In thermoelectrics, vibrations are key

Posted on 30. Aug, 2012 by in Academic Departments, Annual Report, Issues, Materials Science and Engineering, Research

Students in a clean room

Foreground, Materials Science Program PhD student Kyle McElhinny, and materials science postdoc Gokul Gopal work in a college cleanroom. Photo: Renee Meiller.

More and more, researchers are finding that things behave differently when observed on the nanoscale. Materials Science and Engineering Associate Professor Paul Evans has devised an x-ray analysis technique that allows researchers to study vibrations or how electrons travel in nanoscale samples of silicon crystal. Researchers knew the vibrations were occurring, but 99 percent of them were invisible because the tools to look at them were not sensitive enough. “The physics boils down to a pretty solid set of rules,” Evans says. “The issue is that when you change the number of atoms, the total number of atoms, and you put some boundaries in, the frequencies of the vibrations change, just a little bit.”
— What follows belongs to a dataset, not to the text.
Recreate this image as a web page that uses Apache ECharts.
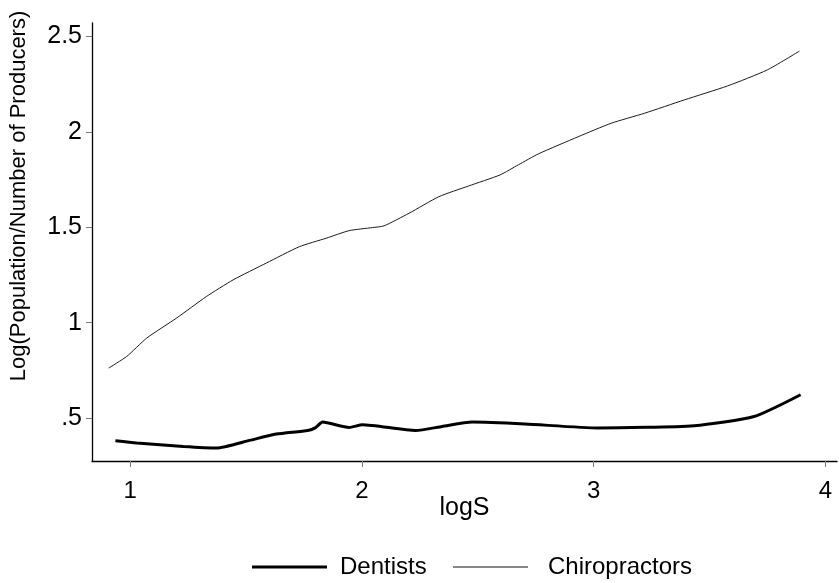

Understanding how the frequencies change at such a miniscule level ultimately could help engineers manipulate the vibrations of small structures and create more efficient thermoelectric devices.

The thermoelectric effect is the direct conversion of temperature differences to electric voltage, and vice-versa. Thermoelectric materials can be used to capture waste heat and convert it to electricity or can convert electricity to cool lasers or small portable refrigerators. The advantage is that thermoelectrics are small and require no coolants or moving parts.

The disadvantage is that current materials cannot operate at low cost with high power efficiency. Evans’ discovery could lead to improved or even new materials for use in thermoelectrics. “People have looked at materials for use in thermoelectrics that have large amplitude vibrations in the crystal,” Evans says.  “There are crystals that make big vibrations and scatter phonons effectively and don’t conduct heat very well but still conduct electricity. So the things that are in your thermal electric cooler are bulk thermal electrics. But if you can make things small and manipulate their thermal conductivity—make nanomaterials that have excellent thermal electric properties—that’s the hook. If you want to make better thermal electrics then you need to understand the fundamental inputs into the heat cell.”